Quelques précisions sur ce prieuré :
Fondé en 1105, prospère jusqu'à la guerre de Trente Ans, il fut complètement ruiné par les troupes suédoises, et incorporé en 1636 au Collège des Jésuites d'Ensisheim.

Il constitua jusqu'à la Révolution un fief ecclésiastique dotés du même type de biens et privilèges que, par exemple, la seigneurie de Delle (voir notre article). 
Justement, la plupart des villages sur lesquels ces droits s'exerçaient se trouvaient partagés entre ces deux entités.
D'où de nombreux conflits entre ces deux juridictions, la plupart du temps à l'initiative de la seconde, qui cherchait à exercer la prééminence.

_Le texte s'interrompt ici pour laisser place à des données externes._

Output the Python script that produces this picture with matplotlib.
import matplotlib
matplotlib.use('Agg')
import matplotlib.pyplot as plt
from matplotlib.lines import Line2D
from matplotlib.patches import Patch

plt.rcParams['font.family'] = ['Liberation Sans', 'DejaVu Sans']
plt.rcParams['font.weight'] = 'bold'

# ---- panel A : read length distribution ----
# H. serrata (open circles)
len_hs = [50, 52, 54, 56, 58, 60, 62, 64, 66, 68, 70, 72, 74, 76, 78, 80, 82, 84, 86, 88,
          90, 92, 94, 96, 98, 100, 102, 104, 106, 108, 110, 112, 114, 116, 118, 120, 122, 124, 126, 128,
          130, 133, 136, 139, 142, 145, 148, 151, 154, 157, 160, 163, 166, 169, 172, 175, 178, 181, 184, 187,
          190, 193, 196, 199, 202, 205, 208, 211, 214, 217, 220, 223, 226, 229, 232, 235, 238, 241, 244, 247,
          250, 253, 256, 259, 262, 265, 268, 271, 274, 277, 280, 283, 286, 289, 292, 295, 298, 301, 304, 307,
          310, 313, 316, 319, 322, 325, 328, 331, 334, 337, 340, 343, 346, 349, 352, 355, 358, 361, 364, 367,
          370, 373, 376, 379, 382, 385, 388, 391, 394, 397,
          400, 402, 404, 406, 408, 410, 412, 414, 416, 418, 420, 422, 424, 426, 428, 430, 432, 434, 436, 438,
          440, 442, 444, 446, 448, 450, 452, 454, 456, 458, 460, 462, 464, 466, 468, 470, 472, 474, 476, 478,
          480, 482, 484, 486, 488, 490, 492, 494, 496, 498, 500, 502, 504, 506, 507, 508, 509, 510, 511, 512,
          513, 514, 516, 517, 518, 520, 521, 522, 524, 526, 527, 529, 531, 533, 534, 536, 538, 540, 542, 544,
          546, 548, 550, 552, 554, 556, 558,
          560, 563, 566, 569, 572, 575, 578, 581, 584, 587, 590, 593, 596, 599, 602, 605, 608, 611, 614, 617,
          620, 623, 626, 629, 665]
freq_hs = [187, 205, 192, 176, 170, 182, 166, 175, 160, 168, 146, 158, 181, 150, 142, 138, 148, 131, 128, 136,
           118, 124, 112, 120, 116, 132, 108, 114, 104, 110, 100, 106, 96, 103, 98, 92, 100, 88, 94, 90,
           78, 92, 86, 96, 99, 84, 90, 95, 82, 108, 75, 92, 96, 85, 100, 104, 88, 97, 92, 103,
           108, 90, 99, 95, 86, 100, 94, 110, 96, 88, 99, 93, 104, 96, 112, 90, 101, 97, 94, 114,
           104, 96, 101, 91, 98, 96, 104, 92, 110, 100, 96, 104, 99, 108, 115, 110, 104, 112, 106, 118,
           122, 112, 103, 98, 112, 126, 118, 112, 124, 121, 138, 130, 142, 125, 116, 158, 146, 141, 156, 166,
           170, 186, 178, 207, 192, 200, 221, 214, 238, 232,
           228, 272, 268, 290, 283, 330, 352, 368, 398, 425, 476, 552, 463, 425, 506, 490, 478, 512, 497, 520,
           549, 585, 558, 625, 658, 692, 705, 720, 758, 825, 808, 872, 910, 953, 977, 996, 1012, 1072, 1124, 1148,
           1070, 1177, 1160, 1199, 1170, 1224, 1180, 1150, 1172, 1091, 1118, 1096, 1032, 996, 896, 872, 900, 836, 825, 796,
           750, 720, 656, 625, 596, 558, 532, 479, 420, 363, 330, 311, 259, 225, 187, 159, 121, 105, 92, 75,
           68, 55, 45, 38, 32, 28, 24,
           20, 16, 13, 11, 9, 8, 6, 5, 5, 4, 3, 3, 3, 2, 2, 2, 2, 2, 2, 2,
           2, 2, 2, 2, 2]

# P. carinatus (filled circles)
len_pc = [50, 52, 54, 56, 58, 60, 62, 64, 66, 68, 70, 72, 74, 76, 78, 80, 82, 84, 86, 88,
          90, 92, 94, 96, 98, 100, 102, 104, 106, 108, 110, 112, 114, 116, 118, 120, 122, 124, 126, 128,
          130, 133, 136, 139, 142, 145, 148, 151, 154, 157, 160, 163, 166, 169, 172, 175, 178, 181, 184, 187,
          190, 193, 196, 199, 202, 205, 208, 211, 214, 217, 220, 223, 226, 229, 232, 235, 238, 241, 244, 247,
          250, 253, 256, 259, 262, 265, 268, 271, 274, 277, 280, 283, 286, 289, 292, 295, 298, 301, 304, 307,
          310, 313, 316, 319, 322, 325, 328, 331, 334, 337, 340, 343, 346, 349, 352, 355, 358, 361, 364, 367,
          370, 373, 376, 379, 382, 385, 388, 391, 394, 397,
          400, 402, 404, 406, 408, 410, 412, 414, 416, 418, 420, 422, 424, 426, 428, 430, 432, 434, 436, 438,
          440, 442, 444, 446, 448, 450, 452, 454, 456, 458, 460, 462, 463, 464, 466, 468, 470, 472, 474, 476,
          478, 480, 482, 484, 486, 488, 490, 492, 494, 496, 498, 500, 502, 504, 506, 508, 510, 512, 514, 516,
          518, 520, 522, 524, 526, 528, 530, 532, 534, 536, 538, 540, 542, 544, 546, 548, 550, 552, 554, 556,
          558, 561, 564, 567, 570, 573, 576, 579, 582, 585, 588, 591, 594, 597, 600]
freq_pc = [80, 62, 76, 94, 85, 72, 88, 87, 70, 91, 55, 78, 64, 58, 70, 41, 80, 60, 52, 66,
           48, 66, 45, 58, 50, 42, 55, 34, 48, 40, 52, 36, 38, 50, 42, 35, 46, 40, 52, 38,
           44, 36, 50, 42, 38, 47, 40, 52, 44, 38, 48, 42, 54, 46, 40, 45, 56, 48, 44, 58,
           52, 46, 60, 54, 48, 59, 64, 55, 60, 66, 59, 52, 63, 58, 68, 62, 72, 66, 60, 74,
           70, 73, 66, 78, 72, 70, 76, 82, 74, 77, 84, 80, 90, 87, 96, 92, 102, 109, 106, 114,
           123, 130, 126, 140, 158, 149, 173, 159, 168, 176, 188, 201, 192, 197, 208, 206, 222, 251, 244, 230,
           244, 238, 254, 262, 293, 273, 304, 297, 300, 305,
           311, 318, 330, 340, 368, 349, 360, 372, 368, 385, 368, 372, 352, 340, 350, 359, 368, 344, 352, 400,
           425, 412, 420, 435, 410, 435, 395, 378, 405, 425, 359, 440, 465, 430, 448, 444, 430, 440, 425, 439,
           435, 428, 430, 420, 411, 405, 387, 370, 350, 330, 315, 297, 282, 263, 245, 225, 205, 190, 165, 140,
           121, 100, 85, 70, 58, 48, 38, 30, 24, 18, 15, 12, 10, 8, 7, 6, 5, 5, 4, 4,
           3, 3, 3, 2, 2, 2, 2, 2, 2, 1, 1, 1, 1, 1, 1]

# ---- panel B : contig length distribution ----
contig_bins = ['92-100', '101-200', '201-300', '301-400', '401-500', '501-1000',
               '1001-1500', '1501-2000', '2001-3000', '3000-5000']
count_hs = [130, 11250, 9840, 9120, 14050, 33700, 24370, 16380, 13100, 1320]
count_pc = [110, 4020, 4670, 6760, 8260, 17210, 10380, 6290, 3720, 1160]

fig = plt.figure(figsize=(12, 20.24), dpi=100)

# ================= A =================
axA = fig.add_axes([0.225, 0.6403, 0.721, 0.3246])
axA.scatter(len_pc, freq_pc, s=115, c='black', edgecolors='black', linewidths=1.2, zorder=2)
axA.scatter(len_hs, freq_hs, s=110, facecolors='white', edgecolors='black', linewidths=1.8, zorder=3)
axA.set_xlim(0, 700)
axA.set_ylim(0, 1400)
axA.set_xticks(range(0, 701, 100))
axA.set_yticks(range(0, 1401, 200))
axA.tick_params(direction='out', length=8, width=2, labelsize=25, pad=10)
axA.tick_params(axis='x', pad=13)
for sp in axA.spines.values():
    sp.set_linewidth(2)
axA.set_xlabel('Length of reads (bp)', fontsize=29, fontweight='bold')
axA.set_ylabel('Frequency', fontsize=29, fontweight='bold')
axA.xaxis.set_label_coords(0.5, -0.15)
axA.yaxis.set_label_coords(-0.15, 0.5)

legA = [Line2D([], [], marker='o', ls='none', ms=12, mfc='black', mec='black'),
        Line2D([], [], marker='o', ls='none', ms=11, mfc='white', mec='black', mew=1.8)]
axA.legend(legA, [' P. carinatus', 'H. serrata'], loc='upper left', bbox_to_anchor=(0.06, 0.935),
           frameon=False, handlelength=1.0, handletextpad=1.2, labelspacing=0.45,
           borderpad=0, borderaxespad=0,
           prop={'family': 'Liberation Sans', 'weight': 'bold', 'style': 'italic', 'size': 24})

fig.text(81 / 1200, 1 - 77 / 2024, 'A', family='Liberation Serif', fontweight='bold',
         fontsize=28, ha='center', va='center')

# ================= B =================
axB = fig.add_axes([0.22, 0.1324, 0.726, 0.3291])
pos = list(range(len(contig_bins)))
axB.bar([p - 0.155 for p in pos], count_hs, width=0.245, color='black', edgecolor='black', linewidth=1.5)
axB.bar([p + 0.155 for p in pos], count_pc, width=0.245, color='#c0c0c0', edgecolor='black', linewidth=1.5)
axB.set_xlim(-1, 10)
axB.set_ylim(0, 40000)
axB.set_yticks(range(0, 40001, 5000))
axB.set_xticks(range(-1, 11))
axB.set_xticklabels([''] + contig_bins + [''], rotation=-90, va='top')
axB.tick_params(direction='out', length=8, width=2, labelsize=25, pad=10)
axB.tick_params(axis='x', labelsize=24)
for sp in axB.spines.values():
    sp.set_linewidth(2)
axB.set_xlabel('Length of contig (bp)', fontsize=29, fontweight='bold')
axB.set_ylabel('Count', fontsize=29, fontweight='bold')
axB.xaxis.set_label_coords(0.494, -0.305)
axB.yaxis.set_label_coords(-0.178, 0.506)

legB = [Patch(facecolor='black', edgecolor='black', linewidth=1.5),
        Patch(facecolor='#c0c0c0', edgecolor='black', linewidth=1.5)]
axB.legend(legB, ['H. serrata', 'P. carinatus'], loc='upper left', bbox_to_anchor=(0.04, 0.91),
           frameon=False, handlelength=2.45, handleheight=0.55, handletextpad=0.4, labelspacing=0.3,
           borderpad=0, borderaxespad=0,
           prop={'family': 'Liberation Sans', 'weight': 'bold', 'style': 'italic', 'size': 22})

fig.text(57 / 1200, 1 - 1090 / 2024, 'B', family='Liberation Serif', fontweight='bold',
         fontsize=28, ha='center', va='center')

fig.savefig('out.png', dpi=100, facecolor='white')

Nous en trouvons ici un exemple.

En effet, lorsque le bailli et le procureur, assistés d'un sergent, se rendent au domicile de la victime le lendemain 2 avril (second document, le 3ème étant une copie), celui-ci, bien que blessé à la cuisse et amputé de deux doigts par l'épée d'un dragon de la garnison de Belfort, au lieu de réclamer justice, les renvoie en arguant que cette affaire ne concerne pas leur juridiction.

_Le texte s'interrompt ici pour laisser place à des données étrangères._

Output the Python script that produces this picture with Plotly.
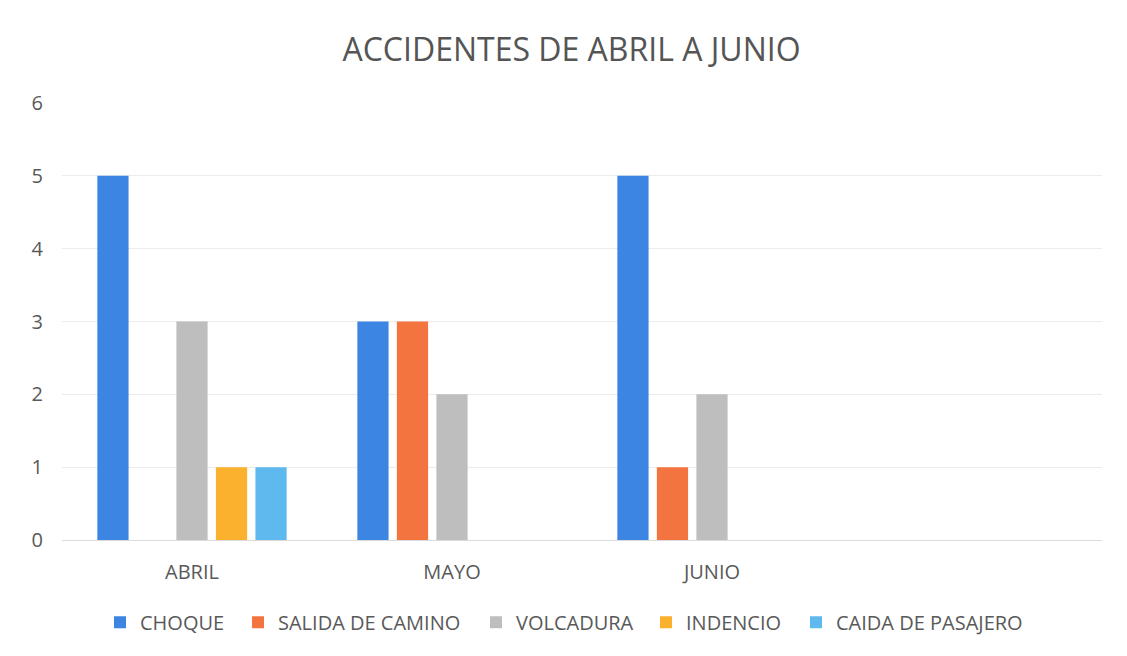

Il cite à l'appui un arrêt du Conseil Souverain d'Alsace du 18 juin 1698.

Ne disposant pas de ce document, nous pouvons simplement relever que, dans le terrier de 1664 de la seigneurie de Delle, il est stipulé que celle-ci "a la pluralité des sujets" (de la communauté de Froidefontaine et Charmois), "néanmoins aussi justiciables audit lieu". Ce qui n'est pas d'une grande précision.

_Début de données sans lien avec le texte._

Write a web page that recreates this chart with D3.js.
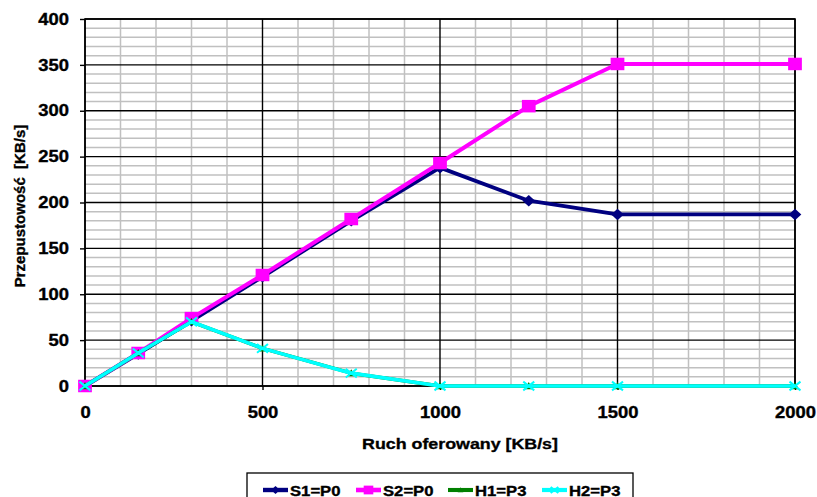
<!DOCTYPE html>
<html>
<head>
<meta charset="utf-8">
<script src="https://cdn.jsdelivr.net/npm/d3@7"></script>
<style>
  html, body { margin: 0; padding: 0; background: #fff; }
  svg { display: block; font-family: "Liberation Sans", Arial, sans-serif; font-weight: bold; }
  svg text { stroke: #000; stroke-width: 0.35px; }
</style>
</head>
<body>
<svg id="chart" width="817" height="497"></svg>
<script>
// Offered traffic (x) and throughput of each stream
const offered = [0, 150, 300, 500, 750, 1000, 1250, 1500, 2000];
const s1 = [0, 35, 71, 119, 180, 238, 202, 187, 187];
const s2 = [0, 36, 74, 121, 182, 243, 305, 351, 351];
const h1 = [0, 36, 70, 41, 14, 0, 0, 0, 0];
const h2 = [0, 36, 70, 41, 14, 0, 0, 0, 0];

const seriesNames = ["S1=P0", "S2=P0", "H1=P3", "H2=P3"];
const seriesColors = ["#000080", "#FF00FF", "#008000", "#00FFFF"];
const seriesMarkers = ["diamond", "square", "triangle", "cross"];
const seriesValues = [s1, s2, h1, h2];

const xTicks = [0, 500, 1000, 1500, 2000];
const yTicks = [0, 50, 100, 150, 200, 250, 300, 350, 400];

const xTitle = "Ruch oferowany [KB/s]";
const yTitle = "Przepustowość\u00A0 [KB/s]";

const svg = d3.select("#chart");
const x = d3.scaleLinear().domain([0, 2000]).range([85, 795]);
const y = d3.scaleLinear().domain([0, 400]).range([386, 19]);
const SX = 1.15; // horizontal glyph widening

// Minor grid
const grid = svg.append("g");
grid.selectAll("line.vmin").data(d3.range(0, 2001, 100).filter(v => v % 500 !== 0))
  .join("line")
  .attr("x1", d => x(d)).attr("x2", d => x(d))
  .attr("y1", y(0)).attr("y2", y(400))
  .attr("stroke", "#c0c0c0").attr("stroke-width", 1.5);
grid.selectAll("line.hmin").data(d3.range(0, 401, 10).filter(v => v % 50 !== 0))
  .join("line")
  .attr("x1", x(0)).attr("x2", x(2000))
  .attr("y1", d => y(d)).attr("y2", d => y(d))
  .attr("stroke", "#c0c0c0").attr("stroke-width", 1.5);
// Major grid
grid.selectAll("line.vmaj").data(xTicks)
  .join("line")
  .attr("x1", d => x(d)).attr("x2", d => x(d))
  .attr("y1", y(0)).attr("y2", y(400))
  .attr("stroke", "#000").attr("stroke-width", 1.4);
grid.selectAll("line.hmaj").data(yTicks)
  .join("line")
  .attr("x1", x(0)).attr("x2", x(2000))
  .attr("y1", d => y(d)).attr("y2", d => y(d))
  .attr("stroke", "#000").attr("stroke-width", 1.4);
// Plot border
svg.append("rect")
  .attr("x", x(0)).attr("y", y(400))
  .attr("width", x(2000) - x(0)).attr("height", y(0) - y(400))
  .attr("fill", "none").attr("stroke", "#000").attr("stroke-width", 1.6);

// Axes
const yAxis = svg.append("g").attr("transform", `translate(${x(0)},0)`)
  .call(d3.axisLeft(y).tickValues(yTicks).tickFormat(d3.format("d")).tickSize(5).tickPadding(9));
const xAxis = svg.append("g").attr("transform", `translate(0,${y(0)})`)
  .call(d3.axisBottom(x).tickValues(xTicks).tickFormat(d3.format("d")).tickSize(4).tickPadding(17));
[yAxis, xAxis].forEach(a => {
  a.select(".domain").remove();
  a.selectAll(".tick line").attr("stroke", "#000").attr("stroke-width", 1.4);
  a.selectAll(".tick text")
    .attr("font-family", "Liberation Sans, Arial, sans-serif")
    .attr("font-weight", "bold").attr("font-size", 16).attr("fill", "#000")
    .attr("transform", `scale(${SX},1)`);
});

// Axis titles
svg.append("text")
  .attr("transform", `translate(460,449) scale(${SX},1)`)
  .attr("text-anchor", "middle").attr("font-size", 15.5).attr("fill", "#000")
  .text(xTitle);
svg.append("text")
  .attr("transform", `translate(25,206) rotate(-90)`)
  .attr("text-anchor", "middle").attr("font-size", 15).attr("fill", "#000")
  .text(yTitle);

// Marker shapes
function markerPath(type, s) {
  const h = s / 2;
  switch (type) {
    case "diamond": return `M0,${-h}L${h * 1.1},0L0,${h}L${-h * 1.1},0Z`;
    case "square": return `M${-h * 1.1},${-h}H${h * 1.1}V${h}H${-h * 1.1}Z`;
    case "triangle": return `M0,${-h}L${h},${h * 0.8}L${-h},${h * 0.8}Z`;
    case "cross": return `M${-h},${-h * 0.8}L${h},${h * 0.8}M${-h},${h * 0.8}L${h},${-h * 0.8}`;
  }
}
const markerSize = [11.5, 12.5, 8, 11];
const lineWidth = [3.8, 4, 3.5, 3.6];

const line = d3.line().x(d => x(d[0])).y(d => y(d[1]));
const plot = svg.append("g");
seriesValues.forEach((vals, i) => {
  const pts = offered.map((o, k) => [o, vals[k]]);
  const g = plot.append("g");
  g.append("path").datum(pts)
    .attr("d", line).attr("fill", "none")
    .attr("stroke", seriesColors[i]).attr("stroke-width", lineWidth[i])
    .attr("stroke-linejoin", "round");
  g.selectAll("path.m").data(pts).join("path")
    .attr("class", "m")
    .attr("transform", d => `translate(${x(d[0])},${y(d[1])})`)
    .attr("d", markerPath(seriesMarkers[i], markerSize[i]))
    .attr("fill", seriesMarkers[i] === "cross" ? "none" : seriesColors[i])
    .attr("stroke", seriesColors[i])
    .attr("stroke-width", seriesMarkers[i] === "cross" ? 2 : 0);
});

// Legend
const legend = svg.append("g");
legend.append("rect")
  .attr("x", 247).attr("y", 473).attr("width", 386).attr("height", 40)
  .attr("fill", "#fff").attr("stroke", "#000").attr("stroke-width", 1.3);
const legX = [263, 356, 448, 542];
seriesNames.forEach((name, i) => {
  const g = legend.append("g").attr("transform", `translate(${legX[i]},490)`);
  g.append("line").attr("x1", 0).attr("x2", 25).attr("y1", 0).attr("y2", 0)
    .attr("stroke", seriesColors[i]).attr("stroke-width", lineWidth[i] + 0.6);
  g.append("path").attr("transform", "translate(12.5,0)")
    .attr("d", markerPath(seriesMarkers[i], markerSize[i] * 0.7))
    .attr("fill", seriesMarkers[i] === "cross" ? "none" : seriesColors[i])
    .attr("stroke", seriesColors[i])
    .attr("stroke-width", seriesMarkers[i] === "cross" ? 2 : 0);
  g.append("text")
    .attr("transform", `translate(27,5.5) scale(${SX},1)`)
    .attr("font-size", 14.5).attr("fill", "#000")
    .text(name);
});
</script>
</body>
</html>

Par ailleurs, il existe un terrier du fief de Froidefontaine, de 1692, mais celui-ci ne contient rien sur les privilèges judiciaires du prieuré (contrairement au précédent).

On était donc dans une ambiguïté certaine sur ces questions, que l'arrêté de 1698 aurait à priori levée.

Il est malheureusement impossible d'en savoir plus dans cette affaire, qui aurait dû, si le procureur fiscal avait raison, être jugée par la justice des jésuites d'Ensisheim, dont les archives ne sont pas conservées dans les département.

Quant à la victime, on peut relever qu'elle se remettra fort heureusement de ses blessures. En effet, François Oudot, après avoir été au service des jésuites, passa en 1711 à celui des seigneuries de Grandvillars et Morvillars, comme procureur postulant et sergent (17B 39), par nomination du seigneur Pierre de la Basinière. Il décédera en 1724, toujours à Froidefontaine.